WORK INSTRUCTIONS :: Each line from the top of the listing through the one holding "plt.rcParams['font.family'] = ['Liberation" should be restated word for word, with nothing added and no pictures.

──────────────────────────────

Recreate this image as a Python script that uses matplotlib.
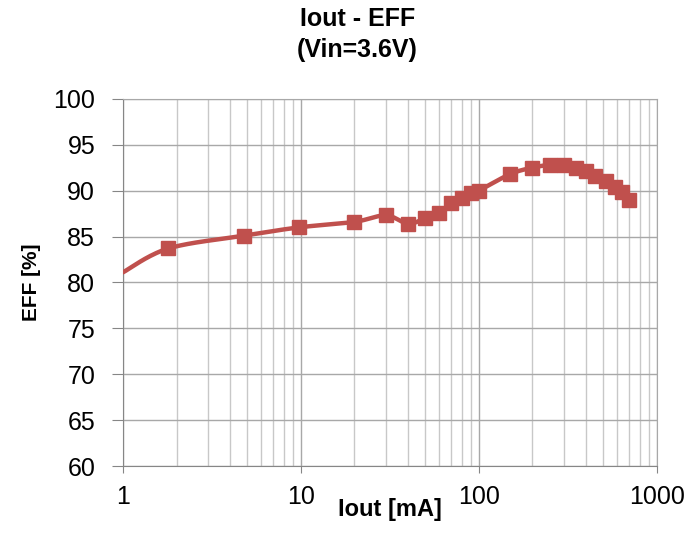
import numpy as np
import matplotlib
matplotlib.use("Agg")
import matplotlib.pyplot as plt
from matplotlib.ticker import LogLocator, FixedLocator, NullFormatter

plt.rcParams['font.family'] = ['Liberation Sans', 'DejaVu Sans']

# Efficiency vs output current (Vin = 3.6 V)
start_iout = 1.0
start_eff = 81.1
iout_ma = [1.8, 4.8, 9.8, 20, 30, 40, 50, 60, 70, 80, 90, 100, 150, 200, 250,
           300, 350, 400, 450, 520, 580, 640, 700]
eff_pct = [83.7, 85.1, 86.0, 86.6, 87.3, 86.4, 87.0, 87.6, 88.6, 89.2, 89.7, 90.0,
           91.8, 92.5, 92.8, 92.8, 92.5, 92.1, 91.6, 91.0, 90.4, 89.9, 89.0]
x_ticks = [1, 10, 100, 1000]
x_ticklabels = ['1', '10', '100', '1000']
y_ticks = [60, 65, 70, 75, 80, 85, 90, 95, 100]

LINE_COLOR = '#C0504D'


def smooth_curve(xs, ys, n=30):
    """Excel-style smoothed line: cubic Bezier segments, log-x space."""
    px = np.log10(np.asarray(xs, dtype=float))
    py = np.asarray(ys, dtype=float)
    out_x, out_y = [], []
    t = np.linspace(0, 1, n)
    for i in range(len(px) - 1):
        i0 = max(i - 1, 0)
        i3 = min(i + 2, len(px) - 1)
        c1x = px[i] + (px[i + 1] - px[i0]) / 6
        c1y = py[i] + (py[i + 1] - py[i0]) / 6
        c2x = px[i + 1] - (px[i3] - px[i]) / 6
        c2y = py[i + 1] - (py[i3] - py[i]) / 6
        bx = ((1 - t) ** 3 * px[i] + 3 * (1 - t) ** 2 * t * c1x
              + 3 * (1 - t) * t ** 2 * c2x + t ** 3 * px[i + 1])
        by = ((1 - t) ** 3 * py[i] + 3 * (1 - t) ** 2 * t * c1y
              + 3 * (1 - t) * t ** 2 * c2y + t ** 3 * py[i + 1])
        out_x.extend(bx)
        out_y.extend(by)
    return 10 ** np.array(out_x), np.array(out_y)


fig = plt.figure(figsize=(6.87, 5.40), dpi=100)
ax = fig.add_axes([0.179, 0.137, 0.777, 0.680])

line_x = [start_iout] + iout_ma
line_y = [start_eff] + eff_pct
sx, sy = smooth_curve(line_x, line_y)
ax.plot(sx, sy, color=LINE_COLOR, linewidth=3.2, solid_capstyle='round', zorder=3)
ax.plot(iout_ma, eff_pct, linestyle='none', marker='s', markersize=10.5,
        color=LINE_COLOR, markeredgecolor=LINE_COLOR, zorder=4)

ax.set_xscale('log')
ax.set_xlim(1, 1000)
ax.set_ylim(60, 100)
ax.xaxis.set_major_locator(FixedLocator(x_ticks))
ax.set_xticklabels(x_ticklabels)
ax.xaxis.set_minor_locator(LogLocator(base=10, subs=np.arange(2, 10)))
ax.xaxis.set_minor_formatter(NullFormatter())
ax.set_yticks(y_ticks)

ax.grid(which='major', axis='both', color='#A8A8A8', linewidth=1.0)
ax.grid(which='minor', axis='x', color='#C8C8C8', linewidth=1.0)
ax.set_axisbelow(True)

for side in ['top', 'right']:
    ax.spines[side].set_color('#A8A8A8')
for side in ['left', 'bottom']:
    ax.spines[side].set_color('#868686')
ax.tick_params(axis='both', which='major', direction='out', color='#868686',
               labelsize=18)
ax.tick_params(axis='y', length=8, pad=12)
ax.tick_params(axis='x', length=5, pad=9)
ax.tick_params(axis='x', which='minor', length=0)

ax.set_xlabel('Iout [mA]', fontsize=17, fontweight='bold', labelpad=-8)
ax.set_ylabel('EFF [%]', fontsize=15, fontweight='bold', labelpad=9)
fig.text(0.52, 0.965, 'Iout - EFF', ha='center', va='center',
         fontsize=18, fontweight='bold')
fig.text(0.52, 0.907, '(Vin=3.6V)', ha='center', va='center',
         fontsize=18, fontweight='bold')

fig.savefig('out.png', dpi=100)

──────────────────────────────

EXERCISE RESULT ::
Recreate this image as a Python script that uses matplotlib.
import numpy as np
import matplotlib
matplotlib.use("Agg")
import matplotlib.pyplot as plt
from matplotlib.ticker import LogLocator, FixedLocator, NullFormatter

plt.rcParams['font.family'] = ['Liberation Sans', 'DejaVu Sans']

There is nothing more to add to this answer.